Just want to understand:

I thought the fix could be we simply remove the wrong GPRs from the list.
Not sure how fixing TDX will shift bugs elsewhere?

>
> More importantly, because the TDX-Module *requires* RCX (the GPR that holds the
> mask of registers to expose to the VMM) to be hidden on TDVMCALL, KVM *can't*
> do any kind of meaningful "available" tracking.  
>

Hmm I think RCX conveys the shared GPRs and VMM can read.
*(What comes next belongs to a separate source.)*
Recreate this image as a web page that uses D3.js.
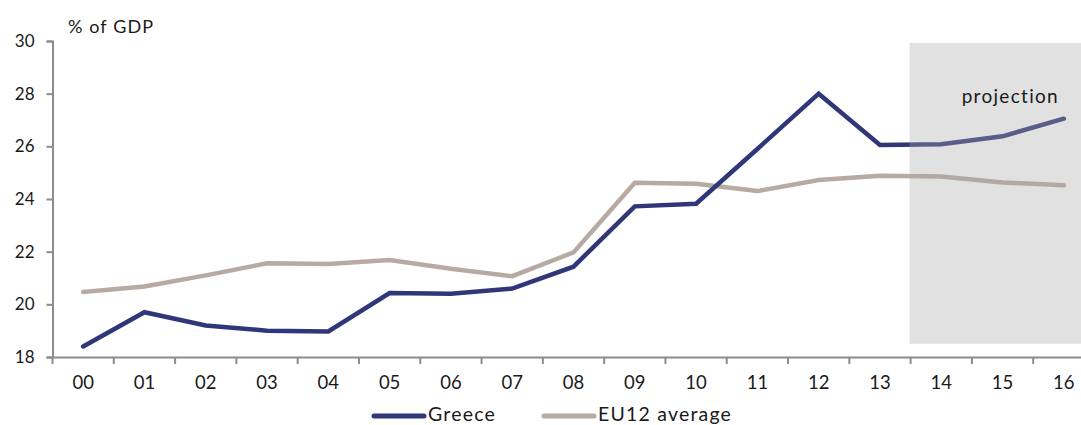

Per "Table 5.323:
TDH.VP.ENTER Output Operands Format #5 Definition: On TDCALL(TDG.VP.VMCALL)
Following a TD Entry":

RCX ...
Bit(s) Name Description

31:0 PARAMS_MASK Value as passed into TDCALL(TDG.VP.VMCALL) by
the guest TD: indicates which part of the guest
TD GPR and XMM state is passed as-is to the
VMM 
and back. For details, see the description of
TDG.VP.VMCALL in 5.5.26.

I think the problem is, as said previously, currently KVM TDX code uses
KVM's existing infrastructure to emulate MSR, KVM hypercall etc, but
TDVMCALL has a different ABI, thus there's a mismatch here.